** TASK DIRECTIONS **
In the material below, please retype the lines from the very first through the one with "text=black!75] (footr) at", exactly and without pictures.

** INFORMATION SUPPLIED **
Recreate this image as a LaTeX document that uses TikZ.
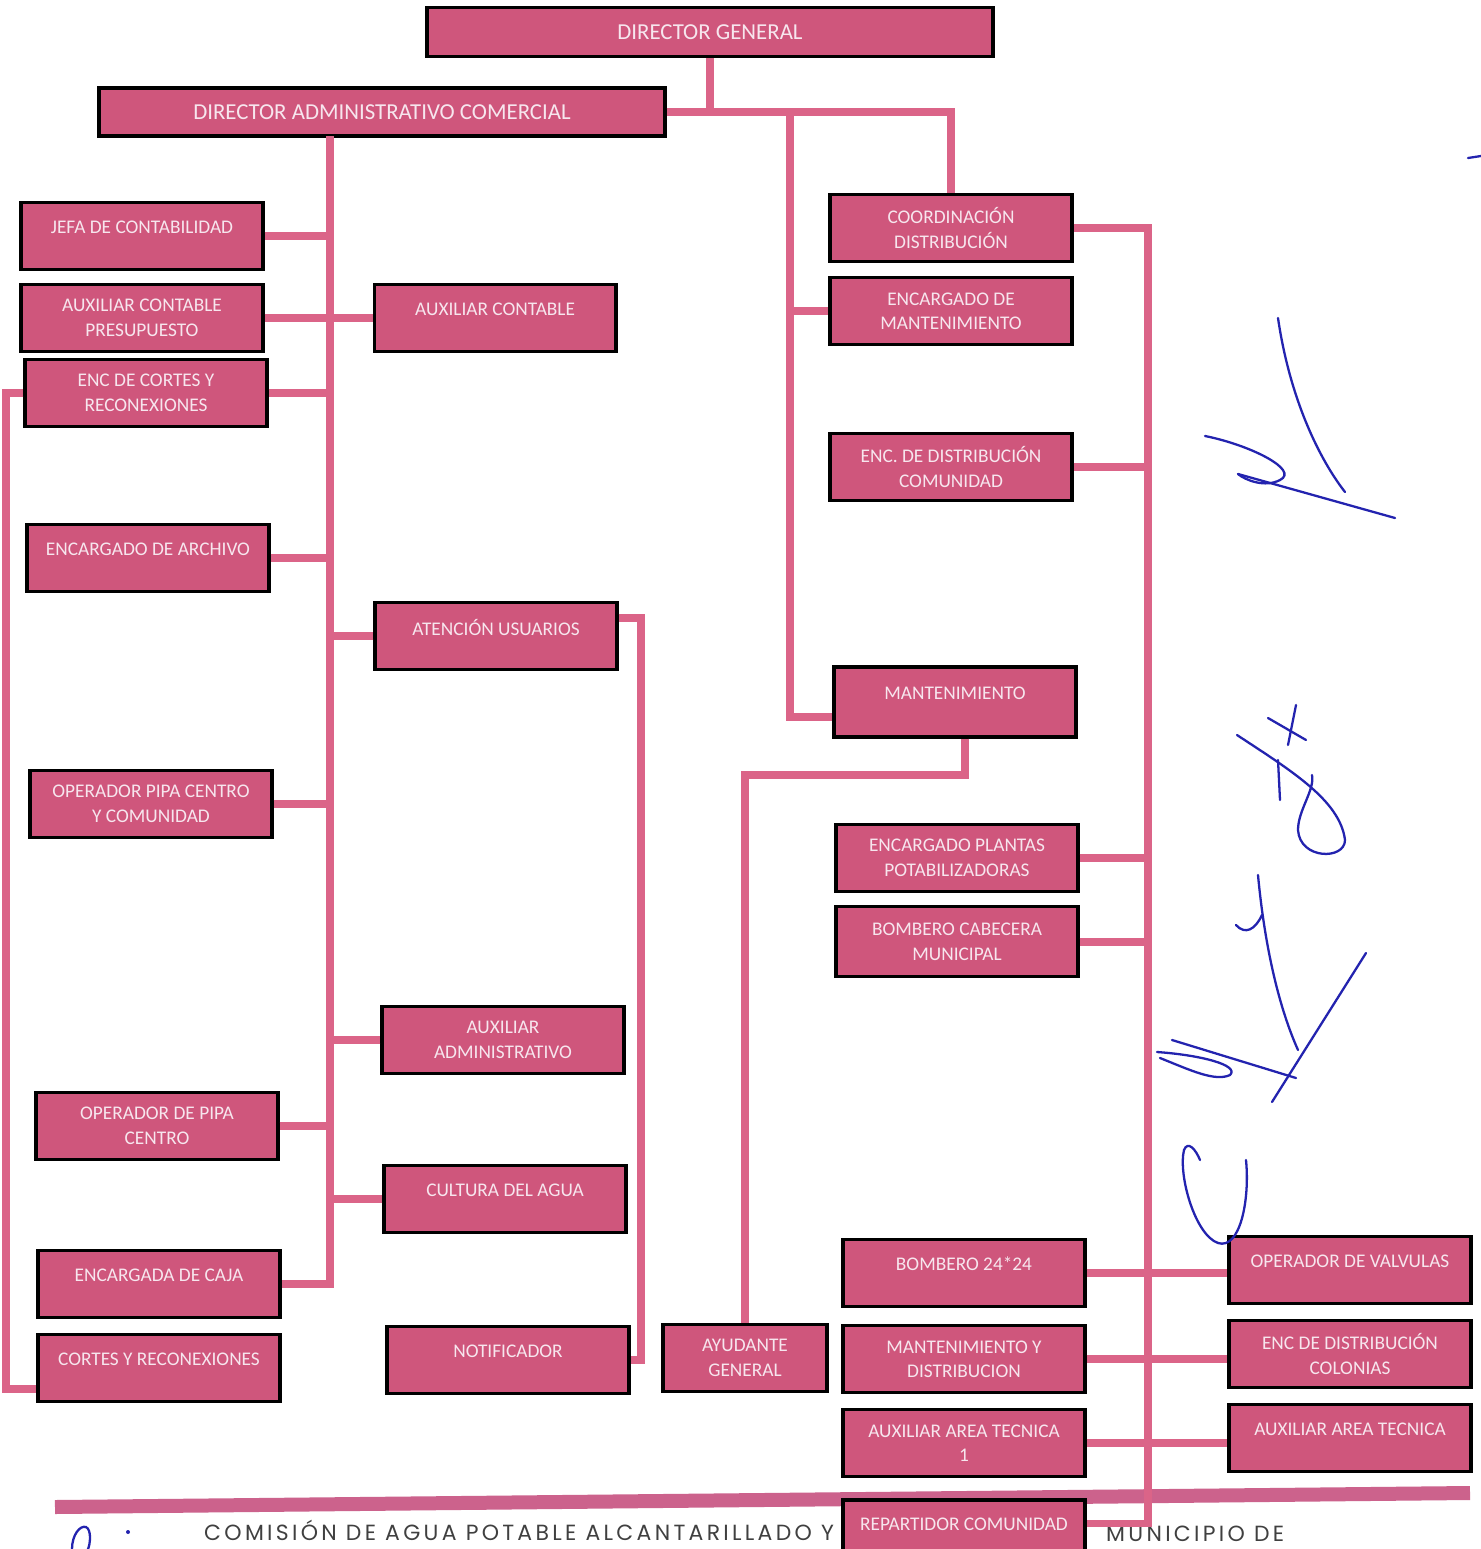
\documentclass[tikz,border=0pt]{standalone}
\usepackage{fontspec}
\setmainfont{Carlito}
\newfontfamily\footfont[LetterSpace=15]{Poppins}
\usetikzlibrary{positioning}
\definecolor{boxpink}{RGB}{207,86,124}
\definecolor{linkpink}{RGB}{219,100,136}
\definecolor{barpink}{RGB}{204,98,140}
\definecolor{boxtext}{RGB}{247,230,238}
\definecolor{inkblue}{RGB}{35,35,175}

\begin{document}
\begin{tikzpicture}[
  x=0.02cm, y=-0.02cm,
  box/.style={rectangle, draw=black, line width=1.8pt, fill=boxpink, text=boxtext, align=center, font=\fontsize{11}{14}\selectfont, minimum width=4.84cm, minimum height=1.34cm, inner sep=1pt},
  lift/.style={text depth=0.36cm},
  head/.style={box, font=\fontsize{13}{16}\selectfont, minimum width=11.32cm, minimum height=0.98cm},
  line/.style={draw=linkpink, line width=4.5pt},
  ink/.style={draw=inkblue, line width=1.3pt, line cap=round}
]

\fill[white] (0,0) rectangle (1481,1549);
\useasboundingbox (0,0) rectangle (1481,1549);

\draw[barpink, line width=0.28cm] (55,1507) -- (1470,1493);
\node[anchor=base west, font=\footfont\fontsize{12.5}{15}\selectfont, text=black!75] (footl) at (198,1540) {COMISIÓN DE AGUA POTABLE ALCANTARILLADO Y};
\node[anchor=base west, font=\footfont\fontsize{12.5}{15}\selectfont, text=black!75] (footr) at (1100,1541) {MUNICIPIO DE};

\node[head] (dg) at (710,32) {DIRECTOR GENERAL};
\node[head, minimum height=0.96cm] (dac) at (382,112) {DIRECTOR ADMINISTRATIVO COMERCIAL};

\node[box, lift] (jefa) at (142,236) {JEFA DE CONTABILIDAD};
\node[box] (auxcp) at (142,318) {AUXILIAR CONTABLE\\PRESUPUESTO};
\node[box, lift, right=2.16cm of auxcp] (auxc) {AUXILIAR CONTABLE};
\node[box] (enccortes) at (146,393) {ENC DE CORTES Y\\RECONEXIONES};
\node[box, lift] (archivo) at (148,558) {ENCARGADO DE ARCHIVO};
\node[box, lift] (atencion) at (496,636) {ATENCIÓN USUARIOS};
\node[box] (pipacc) at (151,804) {OPERADOR PIPA CENTRO\\Y COMUNIDAD};
\node[box] (auxadm) at (503,1040) {AUXILIAR\\ADMINISTRATIVO};
\node[box] (pipac) at (157,1126) {OPERADOR DE PIPA\\CENTRO};
\node[box, lift] (cultura) at (505,1199) {CULTURA DEL AGUA};
\node[box, lift] (caja) at (159,1284) {ENCARGADA DE CAJA};
\node[box, lift, below=0.28cm of caja] (cortes) {CORTES Y RECONEXIONES};
\node[box, lift] (notif) at (508,1360) {NOTIFICADOR};
\node[box, minimum width=3.28cm] (ayudante) at (745,1358) {AYUDANTE\\GENERAL};

\node[box] (coord) at (951,228) {COORDINACIÓN\\DISTRIBUCIÓN};
\node[box, below=0.26cm of coord] (encmant) {ENCARGADO DE\\MANTENIMIENTO};
\node[box] (distcom) at (951,467) {ENC. DE DISTRIBUCIÓN\\COMUNIDAD};
\node[box, lift, minimum height=1.4cm] (mant) at (955,702) {MANTENIMIENTO};
\node[box] (plantas) at (957,858) {ENCARGADO PLANTAS\\POTABILIZADORAS};
\node[box, minimum height=1.4cm, below=0.24cm of plantas] (bombcab) {BOMBERO CABECERA\\MUNICIPAL};
\node[box, lift] (bomb24) at (964,1273) {BOMBERO 24*24};
\node[box, below=0.32cm of bomb24] (mantdist) {MANTENIMIENTO Y\\DISTRIBUCION};
\node[box, below=0.28cm of mantdist] (auxat1) {AUXILIAR AREA TECNICA\\1};
\node[box, lift, below=0.4cm of auxat1] (repart) {REPARTIDOR COMUNIDAD};
\node[box, lift] (valv) at (1350,1270) {OPERADOR DE VALVULAS};
\node[box, below=0.28cm of valv] (distcol) {ENC DE DISTRIBUCIÓN\\COLONIAS};
\node[box, lift, below=0.28cm of distcol] (auxat) {AUXILIAR AREA TECNICA};

\draw[line] (dg.south) -- (dg.south |- dac.east);
\draw[line] (dac.east) -| (coord.north);
\coordinate (mtop) at (790,112);
\draw[line] (mtop) |- ([yshift=-0.3cm]mant.west);
\draw[line] (mtop |- encmant.west) -- (encmant.west);

\coordinate (ltop) at (330,136);
\draw[line] (ltop) |- (caja.east);
\foreach \n in {jefa, enccortes, archivo, pipacc, pipac}
  \draw[line] (\n.east) -- (\n.east -| ltop);
\foreach \n in {atencion, auxadm, cultura}
  \draw[line] (\n.west) -- (\n.west -| ltop);
\draw[line] (auxcp.east) -- (auxc.west);

\draw[line] ([yshift=0.36cm]atencion.east) -- ++(22,0) |- (notif.east);
\draw[line] (enccortes.west) -- ++(-17,0) |- ([yshift=-0.42cm]cortes.west);
\draw[line] ([xshift=0.2cm]mant.south) -- ++(0,36) -| (ayudante.north);

\coordinate (rtop) at (1148,228);
\coordinate (rend) at ([yshift=0.2cm]repart.east);
\draw[line] (coord.east) -| (rtop |- rend) -- (rend);
\foreach \n in {distcom, plantas, bombcab}
  \draw[line] (\n.east) -- (\n.east -| rtop);
\draw[line] (bomb24.east) -- (bomb24.east -| valv.west);
\draw[line] (mantdist.east) -- (mantdist.east -| distcol.west);
\draw[line] (auxat1.east) -- (auxat1.east -| auxat.west);

% firmas
\draw[ink] (1278,318) .. controls (1290,400) and (1320,460) .. (1345,492);
\draw[ink] (1205,436) .. controls (1250,445) and (1300,470) .. (1280,480) .. controls (1265,488) and (1245,480) .. (1238,474);
\draw[ink] (1238,474) -- (1395,518);
\draw[ink] (1237,735) .. controls (1290,770) and (1340,800) .. (1345,840) .. controls (1345,860) and (1300,860) .. (1298,830) .. controls (1298,810) and (1315,790) .. (1312,775);
\draw[ink] (1278,760) -- (1280,800);
\draw[ink] (1268,718) -- (1306,740);
\draw[ink] (1296,705) -- (1288,745);
\draw[ink] (1258,875) .. controls (1265,950) and (1280,1010) .. (1298,1050);
\draw[ink] (1236,925) .. controls (1245,935) and (1255,930) .. (1262,915);
\draw[ink] (1366,953) -- (1272,1102);
\draw[ink] (1157,1052) .. controls (1200,1055) and (1240,1065) .. (1230,1075) .. controls (1215,1082) and (1190,1070) .. (1160,1058);
\draw[ink] (1172,1040) -- (1296,1078);
\draw[ink] (1246,1160) .. controls (1250,1200) and (1240,1250) .. (1218,1243) .. controls (1195,1235) and (1178,1175) .. (1184,1150) .. controls (1188,1140) and (1196,1150) .. (1200,1160);
\draw[ink] (1468,158) -- (1481,156);
\draw[ink] (72,1549) .. controls (72,1535) and (80,1525) .. (86,1527) .. controls (92,1530) and (90,1545) .. (88,1549);
\fill[inkblue] (128,1532) circle (0.04cm);

\end{tikzpicture}
\end{document}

** CORRECT RESULT **
Recreate this image as a LaTeX document that uses TikZ.
\documentclass[tikz,border=0pt]{standalone}
\usepackage{fontspec}
\setmainfont{Carlito}
\newfontfamily\footfont[LetterSpace=15]{Poppins}
\usetikzlibrary{positioning}
\definecolor{boxpink}{RGB}{207,86,124}
\definecolor{linkpink}{RGB}{219,100,136}
\definecolor{barpink}{RGB}{204,98,140}
\definecolor{boxtext}{RGB}{247,230,238}
\definecolor{inkblue}{RGB}{35,35,175}

\begin{document}
\begin{tikzpicture}[
  x=0.02cm, y=-0.02cm,
  box/.style={rectangle, draw=black, line width=1.8pt, fill=boxpink, text=boxtext, align=center, font=\fontsize{11}{14}\selectfont, minimum width=4.84cm, minimum height=1.34cm, inner sep=1pt},
  lift/.style={text depth=0.36cm},
  head/.style={box, font=\fontsize{13}{16}\selectfont, minimum width=11.32cm, minimum height=0.98cm},
  line/.style={draw=linkpink, line width=4.5pt},
  ink/.style={draw=inkblue, line width=1.3pt, line cap=round}
]

\fill[white] (0,0) rectangle (1481,1549);
\useasboundingbox (0,0) rectangle (1481,1549);

\draw[barpink, line width=0.28cm] (55,1507) -- (1470,1493);
\node[anchor=base west, font=\footfont\fontsize{12.5}{15}\selectfont, text=black!75] (footl) at (198,1540) {COMISIÓN DE AGUA POTABLE ALCANTARILLADO Y};
\node[anchor=base west, font=\footfont\fontsize{12.5}{15}\selectfont, text=black!75] (footr) at (1100,1541) {MUNICIPIO DE};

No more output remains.